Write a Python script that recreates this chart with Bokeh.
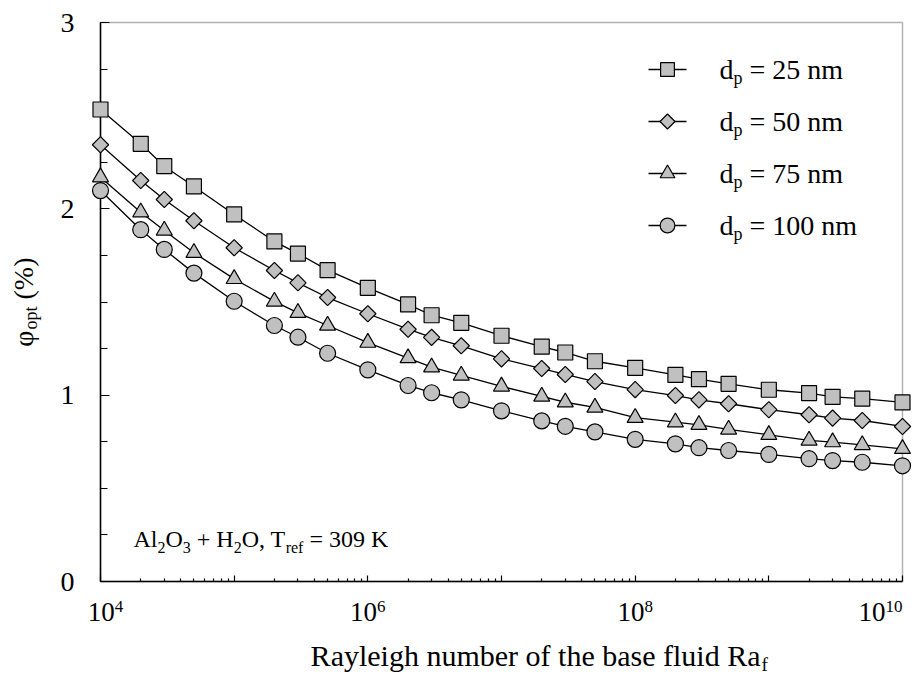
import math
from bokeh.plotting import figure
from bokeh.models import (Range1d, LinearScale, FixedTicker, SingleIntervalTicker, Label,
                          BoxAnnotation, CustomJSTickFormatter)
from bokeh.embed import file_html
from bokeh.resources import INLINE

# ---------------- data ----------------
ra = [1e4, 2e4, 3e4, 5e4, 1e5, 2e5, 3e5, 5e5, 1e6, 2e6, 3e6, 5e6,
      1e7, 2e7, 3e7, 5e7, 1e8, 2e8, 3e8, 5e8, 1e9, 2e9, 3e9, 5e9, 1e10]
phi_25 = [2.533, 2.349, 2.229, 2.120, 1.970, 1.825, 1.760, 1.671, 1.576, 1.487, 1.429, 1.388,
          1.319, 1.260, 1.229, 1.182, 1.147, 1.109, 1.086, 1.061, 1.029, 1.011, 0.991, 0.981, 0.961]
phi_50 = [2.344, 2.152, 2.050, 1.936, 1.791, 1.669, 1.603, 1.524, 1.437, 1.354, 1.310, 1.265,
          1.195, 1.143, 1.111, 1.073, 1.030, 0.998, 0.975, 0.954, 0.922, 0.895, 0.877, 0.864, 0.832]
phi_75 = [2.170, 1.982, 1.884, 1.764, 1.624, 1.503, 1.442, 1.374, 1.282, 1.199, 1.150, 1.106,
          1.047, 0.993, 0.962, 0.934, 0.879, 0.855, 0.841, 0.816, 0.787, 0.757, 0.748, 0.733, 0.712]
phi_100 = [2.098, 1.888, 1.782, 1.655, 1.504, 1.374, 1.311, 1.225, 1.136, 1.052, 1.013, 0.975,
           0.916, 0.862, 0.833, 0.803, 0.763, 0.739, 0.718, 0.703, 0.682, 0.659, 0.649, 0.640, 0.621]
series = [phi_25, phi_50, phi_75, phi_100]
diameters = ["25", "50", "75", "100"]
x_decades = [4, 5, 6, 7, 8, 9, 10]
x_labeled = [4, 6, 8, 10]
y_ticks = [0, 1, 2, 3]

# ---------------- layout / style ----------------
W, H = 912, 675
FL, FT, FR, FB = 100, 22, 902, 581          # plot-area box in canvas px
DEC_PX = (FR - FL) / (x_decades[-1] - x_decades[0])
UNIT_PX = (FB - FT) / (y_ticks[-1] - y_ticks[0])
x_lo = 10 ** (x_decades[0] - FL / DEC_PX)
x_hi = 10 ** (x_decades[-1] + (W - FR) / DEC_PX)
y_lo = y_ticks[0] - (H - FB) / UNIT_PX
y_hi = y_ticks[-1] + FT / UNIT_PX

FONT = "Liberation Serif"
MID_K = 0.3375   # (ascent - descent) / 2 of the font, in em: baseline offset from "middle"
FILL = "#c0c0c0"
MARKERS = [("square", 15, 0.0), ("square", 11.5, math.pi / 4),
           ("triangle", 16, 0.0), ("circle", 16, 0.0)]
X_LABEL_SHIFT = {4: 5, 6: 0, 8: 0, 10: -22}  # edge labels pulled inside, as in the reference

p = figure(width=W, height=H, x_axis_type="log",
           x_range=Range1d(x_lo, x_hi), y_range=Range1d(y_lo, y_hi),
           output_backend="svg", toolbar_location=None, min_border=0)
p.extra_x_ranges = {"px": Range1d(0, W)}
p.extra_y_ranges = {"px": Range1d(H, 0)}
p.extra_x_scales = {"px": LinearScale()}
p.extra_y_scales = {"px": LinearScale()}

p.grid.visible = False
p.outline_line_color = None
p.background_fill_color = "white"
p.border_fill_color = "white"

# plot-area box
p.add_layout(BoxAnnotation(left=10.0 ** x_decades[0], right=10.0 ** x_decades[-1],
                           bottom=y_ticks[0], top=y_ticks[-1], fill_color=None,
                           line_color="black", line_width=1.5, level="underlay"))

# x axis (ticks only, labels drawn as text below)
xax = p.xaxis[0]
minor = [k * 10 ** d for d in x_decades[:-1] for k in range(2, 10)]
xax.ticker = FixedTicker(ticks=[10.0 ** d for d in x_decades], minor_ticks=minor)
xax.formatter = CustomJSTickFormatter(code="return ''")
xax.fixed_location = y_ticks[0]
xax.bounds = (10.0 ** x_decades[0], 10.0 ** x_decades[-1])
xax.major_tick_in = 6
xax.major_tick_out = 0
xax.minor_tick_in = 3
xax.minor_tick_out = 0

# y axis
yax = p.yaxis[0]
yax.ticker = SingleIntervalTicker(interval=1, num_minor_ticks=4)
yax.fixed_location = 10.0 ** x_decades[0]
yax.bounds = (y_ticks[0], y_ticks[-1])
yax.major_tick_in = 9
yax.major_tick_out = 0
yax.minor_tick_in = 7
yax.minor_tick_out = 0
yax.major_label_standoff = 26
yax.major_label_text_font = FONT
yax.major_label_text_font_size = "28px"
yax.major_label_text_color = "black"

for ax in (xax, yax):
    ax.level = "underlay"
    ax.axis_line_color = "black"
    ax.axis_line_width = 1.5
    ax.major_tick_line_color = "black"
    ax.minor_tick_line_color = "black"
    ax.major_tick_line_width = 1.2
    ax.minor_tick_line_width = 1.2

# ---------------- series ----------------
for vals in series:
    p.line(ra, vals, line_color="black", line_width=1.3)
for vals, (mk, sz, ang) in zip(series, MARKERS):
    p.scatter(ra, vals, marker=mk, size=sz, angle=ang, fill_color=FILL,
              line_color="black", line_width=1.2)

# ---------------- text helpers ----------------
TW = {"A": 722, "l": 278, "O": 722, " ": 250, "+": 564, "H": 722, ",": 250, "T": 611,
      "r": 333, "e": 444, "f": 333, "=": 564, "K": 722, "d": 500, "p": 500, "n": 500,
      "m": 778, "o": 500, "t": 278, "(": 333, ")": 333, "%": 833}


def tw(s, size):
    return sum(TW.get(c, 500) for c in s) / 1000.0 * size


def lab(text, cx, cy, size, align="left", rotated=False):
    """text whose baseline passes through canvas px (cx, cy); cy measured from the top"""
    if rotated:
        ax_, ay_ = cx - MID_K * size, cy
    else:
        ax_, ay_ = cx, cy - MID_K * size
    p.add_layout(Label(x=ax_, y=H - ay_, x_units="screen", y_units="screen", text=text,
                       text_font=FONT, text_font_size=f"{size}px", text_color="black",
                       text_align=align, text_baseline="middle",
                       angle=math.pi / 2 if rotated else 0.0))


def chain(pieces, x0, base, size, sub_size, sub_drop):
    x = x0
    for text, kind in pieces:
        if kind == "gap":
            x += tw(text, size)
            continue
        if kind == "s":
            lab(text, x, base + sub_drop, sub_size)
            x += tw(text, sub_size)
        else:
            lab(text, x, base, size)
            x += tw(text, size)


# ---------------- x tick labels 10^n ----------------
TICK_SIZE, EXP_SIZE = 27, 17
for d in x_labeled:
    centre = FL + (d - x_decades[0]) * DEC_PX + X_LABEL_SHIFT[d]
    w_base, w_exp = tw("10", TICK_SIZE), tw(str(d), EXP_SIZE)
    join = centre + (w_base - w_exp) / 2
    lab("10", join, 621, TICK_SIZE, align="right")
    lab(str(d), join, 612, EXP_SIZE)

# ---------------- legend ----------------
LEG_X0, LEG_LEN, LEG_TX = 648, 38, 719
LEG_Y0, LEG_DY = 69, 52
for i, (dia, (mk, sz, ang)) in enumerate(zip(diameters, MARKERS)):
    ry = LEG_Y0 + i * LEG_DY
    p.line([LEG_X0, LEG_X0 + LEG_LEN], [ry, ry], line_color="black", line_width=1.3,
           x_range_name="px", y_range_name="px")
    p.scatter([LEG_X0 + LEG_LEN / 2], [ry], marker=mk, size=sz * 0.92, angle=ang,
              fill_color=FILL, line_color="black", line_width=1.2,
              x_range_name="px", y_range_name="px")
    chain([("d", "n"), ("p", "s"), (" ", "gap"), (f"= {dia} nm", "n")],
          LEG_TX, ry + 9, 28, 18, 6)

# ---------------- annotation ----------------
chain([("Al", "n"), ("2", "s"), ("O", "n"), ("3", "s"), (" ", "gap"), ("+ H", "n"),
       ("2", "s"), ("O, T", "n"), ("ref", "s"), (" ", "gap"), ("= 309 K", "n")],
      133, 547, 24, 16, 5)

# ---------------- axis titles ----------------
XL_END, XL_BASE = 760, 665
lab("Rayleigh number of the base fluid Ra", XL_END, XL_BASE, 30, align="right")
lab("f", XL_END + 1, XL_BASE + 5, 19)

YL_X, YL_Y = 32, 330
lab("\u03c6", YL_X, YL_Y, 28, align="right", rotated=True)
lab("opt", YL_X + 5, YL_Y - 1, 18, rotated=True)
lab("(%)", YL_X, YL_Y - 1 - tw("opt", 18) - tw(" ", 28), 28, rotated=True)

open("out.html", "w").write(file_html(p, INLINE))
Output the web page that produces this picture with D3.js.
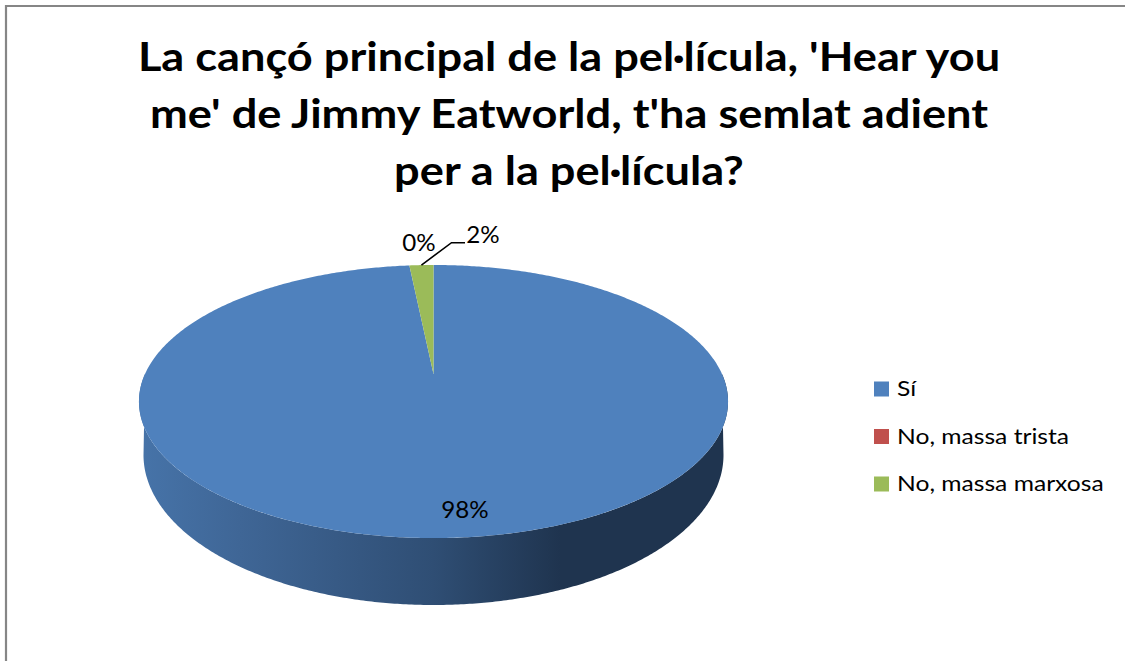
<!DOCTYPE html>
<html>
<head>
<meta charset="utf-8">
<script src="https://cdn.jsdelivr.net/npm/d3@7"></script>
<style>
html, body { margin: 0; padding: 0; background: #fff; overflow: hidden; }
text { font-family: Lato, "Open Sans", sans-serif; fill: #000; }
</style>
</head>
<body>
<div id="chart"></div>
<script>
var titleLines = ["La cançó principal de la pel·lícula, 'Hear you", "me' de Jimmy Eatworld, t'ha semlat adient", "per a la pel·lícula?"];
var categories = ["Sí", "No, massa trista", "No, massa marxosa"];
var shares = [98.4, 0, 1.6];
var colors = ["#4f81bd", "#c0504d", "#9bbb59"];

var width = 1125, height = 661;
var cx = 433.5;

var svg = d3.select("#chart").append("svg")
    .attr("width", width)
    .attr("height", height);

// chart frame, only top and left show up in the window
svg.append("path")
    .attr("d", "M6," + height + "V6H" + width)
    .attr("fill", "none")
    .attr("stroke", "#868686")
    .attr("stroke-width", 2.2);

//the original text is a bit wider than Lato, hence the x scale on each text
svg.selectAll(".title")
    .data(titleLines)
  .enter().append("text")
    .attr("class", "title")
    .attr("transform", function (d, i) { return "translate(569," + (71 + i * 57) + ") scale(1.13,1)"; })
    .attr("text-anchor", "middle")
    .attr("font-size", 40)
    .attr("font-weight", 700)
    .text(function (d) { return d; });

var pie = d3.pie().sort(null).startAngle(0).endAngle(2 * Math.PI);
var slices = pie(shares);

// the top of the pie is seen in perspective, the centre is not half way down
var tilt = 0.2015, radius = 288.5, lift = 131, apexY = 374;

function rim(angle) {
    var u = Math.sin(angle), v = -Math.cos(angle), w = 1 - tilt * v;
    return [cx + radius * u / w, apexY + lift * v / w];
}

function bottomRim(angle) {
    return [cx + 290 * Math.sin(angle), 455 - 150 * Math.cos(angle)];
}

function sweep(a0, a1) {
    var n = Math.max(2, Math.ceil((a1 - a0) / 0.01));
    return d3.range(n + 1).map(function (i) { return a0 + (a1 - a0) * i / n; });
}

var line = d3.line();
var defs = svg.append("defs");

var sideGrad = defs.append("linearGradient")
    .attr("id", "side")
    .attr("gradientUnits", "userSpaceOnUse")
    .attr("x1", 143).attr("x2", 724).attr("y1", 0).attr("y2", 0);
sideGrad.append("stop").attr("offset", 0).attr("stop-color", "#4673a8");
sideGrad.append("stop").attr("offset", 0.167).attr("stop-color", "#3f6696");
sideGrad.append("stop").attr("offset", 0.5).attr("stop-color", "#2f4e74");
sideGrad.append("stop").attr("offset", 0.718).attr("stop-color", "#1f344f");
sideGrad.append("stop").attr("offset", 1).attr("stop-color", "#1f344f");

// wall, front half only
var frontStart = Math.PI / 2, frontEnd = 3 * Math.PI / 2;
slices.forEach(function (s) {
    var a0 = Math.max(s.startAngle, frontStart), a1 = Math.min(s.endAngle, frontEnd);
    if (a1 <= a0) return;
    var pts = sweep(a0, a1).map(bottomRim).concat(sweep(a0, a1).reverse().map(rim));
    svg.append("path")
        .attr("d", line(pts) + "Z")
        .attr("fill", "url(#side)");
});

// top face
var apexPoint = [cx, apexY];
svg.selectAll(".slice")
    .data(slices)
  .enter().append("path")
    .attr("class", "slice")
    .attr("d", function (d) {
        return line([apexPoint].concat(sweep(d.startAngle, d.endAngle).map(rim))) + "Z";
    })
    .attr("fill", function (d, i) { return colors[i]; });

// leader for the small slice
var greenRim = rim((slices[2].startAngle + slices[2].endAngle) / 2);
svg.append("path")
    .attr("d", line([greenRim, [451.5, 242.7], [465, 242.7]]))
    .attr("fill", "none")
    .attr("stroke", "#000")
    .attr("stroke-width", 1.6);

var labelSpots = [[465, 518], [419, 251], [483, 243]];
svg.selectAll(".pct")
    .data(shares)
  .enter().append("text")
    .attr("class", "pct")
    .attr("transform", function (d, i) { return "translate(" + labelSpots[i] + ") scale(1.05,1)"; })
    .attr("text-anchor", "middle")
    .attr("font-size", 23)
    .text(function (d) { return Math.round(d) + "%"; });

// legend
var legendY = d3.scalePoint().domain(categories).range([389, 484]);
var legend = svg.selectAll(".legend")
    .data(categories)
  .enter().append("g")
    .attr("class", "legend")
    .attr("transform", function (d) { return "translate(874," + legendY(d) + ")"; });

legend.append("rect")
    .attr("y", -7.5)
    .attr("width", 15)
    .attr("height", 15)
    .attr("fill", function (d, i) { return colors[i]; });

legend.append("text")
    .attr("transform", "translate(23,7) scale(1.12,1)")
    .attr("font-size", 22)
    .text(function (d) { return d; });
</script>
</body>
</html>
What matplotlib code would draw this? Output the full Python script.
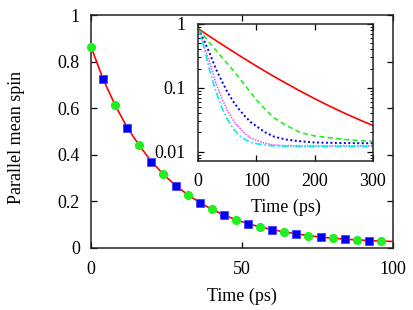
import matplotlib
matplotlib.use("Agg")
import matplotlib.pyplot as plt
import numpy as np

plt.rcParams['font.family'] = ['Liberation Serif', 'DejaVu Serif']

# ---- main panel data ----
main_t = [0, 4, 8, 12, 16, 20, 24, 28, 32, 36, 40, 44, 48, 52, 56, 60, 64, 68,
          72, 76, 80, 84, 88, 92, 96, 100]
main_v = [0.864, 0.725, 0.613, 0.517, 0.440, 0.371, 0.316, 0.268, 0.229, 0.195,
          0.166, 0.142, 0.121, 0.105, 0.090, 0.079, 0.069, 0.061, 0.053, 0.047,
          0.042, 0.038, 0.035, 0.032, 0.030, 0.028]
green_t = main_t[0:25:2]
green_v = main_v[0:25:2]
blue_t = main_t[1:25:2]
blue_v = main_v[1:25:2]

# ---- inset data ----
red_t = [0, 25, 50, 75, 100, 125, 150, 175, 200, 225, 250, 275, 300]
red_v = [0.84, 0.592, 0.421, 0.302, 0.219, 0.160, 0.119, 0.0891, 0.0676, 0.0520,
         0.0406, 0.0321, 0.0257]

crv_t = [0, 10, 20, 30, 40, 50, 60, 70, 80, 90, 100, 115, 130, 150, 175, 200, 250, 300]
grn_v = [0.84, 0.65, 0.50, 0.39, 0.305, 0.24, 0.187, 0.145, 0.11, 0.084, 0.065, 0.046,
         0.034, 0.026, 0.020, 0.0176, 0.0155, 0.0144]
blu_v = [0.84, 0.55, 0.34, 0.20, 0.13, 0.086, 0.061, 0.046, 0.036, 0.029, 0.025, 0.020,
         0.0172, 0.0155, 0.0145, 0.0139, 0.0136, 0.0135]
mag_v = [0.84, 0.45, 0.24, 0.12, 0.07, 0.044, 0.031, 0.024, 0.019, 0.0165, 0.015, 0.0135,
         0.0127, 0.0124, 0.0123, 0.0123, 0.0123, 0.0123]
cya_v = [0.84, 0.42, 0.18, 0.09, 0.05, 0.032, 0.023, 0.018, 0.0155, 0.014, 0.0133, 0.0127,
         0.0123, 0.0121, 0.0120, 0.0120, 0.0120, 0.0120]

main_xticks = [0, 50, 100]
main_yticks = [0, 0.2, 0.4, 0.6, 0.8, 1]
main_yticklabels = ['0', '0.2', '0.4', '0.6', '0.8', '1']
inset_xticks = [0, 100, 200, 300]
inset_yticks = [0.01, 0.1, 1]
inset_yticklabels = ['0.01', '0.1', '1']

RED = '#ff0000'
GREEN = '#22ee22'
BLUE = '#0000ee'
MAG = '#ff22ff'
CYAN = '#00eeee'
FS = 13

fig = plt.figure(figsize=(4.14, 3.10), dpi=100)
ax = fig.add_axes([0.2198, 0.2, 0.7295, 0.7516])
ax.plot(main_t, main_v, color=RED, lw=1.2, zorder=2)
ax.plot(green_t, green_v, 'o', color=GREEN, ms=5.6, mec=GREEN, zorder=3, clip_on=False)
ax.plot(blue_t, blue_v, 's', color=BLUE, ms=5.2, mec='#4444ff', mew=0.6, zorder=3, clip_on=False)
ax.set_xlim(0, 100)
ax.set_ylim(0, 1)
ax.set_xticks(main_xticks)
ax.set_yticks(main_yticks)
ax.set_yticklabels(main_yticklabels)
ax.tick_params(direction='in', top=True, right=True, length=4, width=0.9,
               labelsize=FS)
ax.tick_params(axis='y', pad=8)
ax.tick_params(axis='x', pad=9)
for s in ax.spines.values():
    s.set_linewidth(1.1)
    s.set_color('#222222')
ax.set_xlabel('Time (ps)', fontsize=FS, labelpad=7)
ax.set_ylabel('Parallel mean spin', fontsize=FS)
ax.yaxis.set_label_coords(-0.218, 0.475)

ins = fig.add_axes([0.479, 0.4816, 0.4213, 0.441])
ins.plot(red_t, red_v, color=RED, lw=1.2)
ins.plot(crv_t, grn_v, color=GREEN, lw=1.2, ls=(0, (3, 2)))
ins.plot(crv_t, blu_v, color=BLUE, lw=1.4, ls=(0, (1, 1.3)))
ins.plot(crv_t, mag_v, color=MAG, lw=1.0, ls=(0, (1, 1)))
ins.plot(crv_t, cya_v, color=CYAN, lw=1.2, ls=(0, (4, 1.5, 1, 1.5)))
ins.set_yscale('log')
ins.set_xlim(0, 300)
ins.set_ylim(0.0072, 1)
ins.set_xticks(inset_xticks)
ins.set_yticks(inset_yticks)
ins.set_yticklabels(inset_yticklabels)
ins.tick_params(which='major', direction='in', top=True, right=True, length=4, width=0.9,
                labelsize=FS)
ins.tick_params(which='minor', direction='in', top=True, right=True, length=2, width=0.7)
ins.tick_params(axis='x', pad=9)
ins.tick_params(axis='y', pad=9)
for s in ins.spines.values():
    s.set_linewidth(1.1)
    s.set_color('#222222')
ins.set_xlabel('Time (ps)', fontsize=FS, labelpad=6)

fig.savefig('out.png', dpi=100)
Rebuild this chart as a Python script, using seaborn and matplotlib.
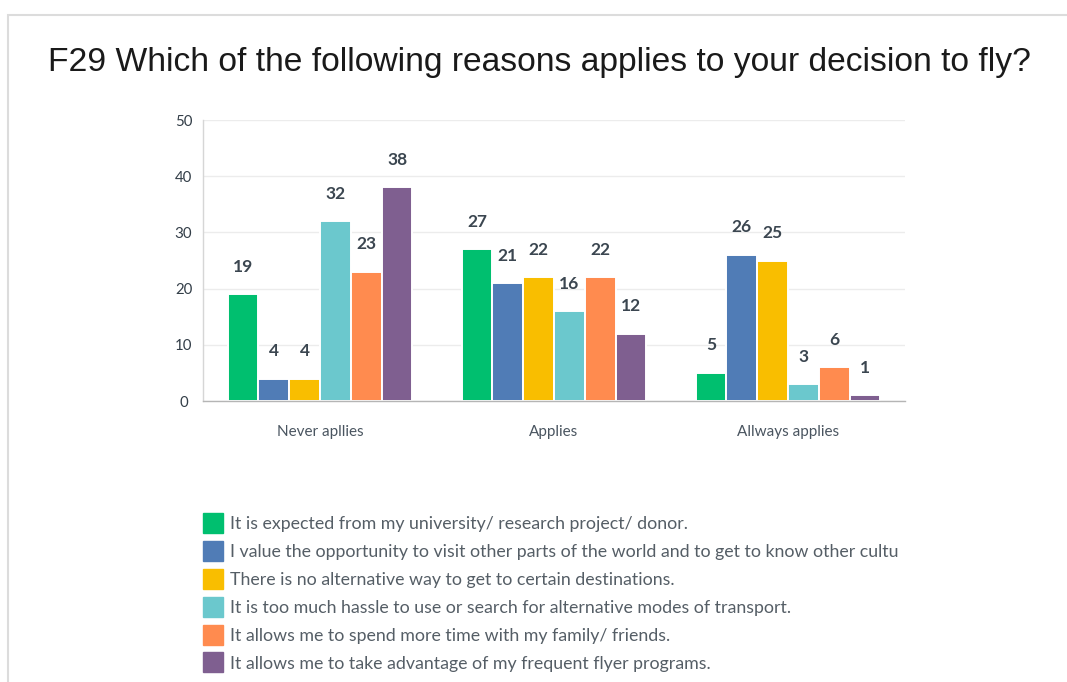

> **Task prompt**
Keep the pictures out, and extract only the lines that begin at the one containing "What matplotlib code" and end at the one containing "0.0406, 0.0321, 0.0257]", inclusive.

> **Full answer**
What matplotlib code would draw this? Output the full Python script.
import matplotlib
matplotlib.use("Agg")
import matplotlib.pyplot as plt
import numpy as np

plt.rcParams['font.family'] = ['Liberation Serif', 'DejaVu Serif']

# ---- main panel data ----
main_t = [0, 4, 8, 12, 16, 20, 24, 28, 32, 36, 40, 44, 48, 52, 56, 60, 64, 68,
          72, 76, 80, 84, 88, 92, 96, 100]
main_v = [0.864, 0.725, 0.613, 0.517, 0.440, 0.371, 0.316, 0.268, 0.229, 0.195,
          0.166, 0.142, 0.121, 0.105, 0.090, 0.079, 0.069, 0.061, 0.053, 0.047,
          0.042, 0.038, 0.035, 0.032, 0.030, 0.028]
green_t = main_t[0:25:2]
green_v = main_v[0:25:2]
blue_t = main_t[1:25:2]
blue_v = main_v[1:25:2]

# ---- inset data ----
red_t = [0, 25, 50, 75, 100, 125, 150, 175, 200, 225, 250, 275, 300]
red_v = [0.84, 0.592, 0.421, 0.302, 0.219, 0.160, 0.119, 0.0891, 0.0676, 0.0520,
         0.0406, 0.0321, 0.0257]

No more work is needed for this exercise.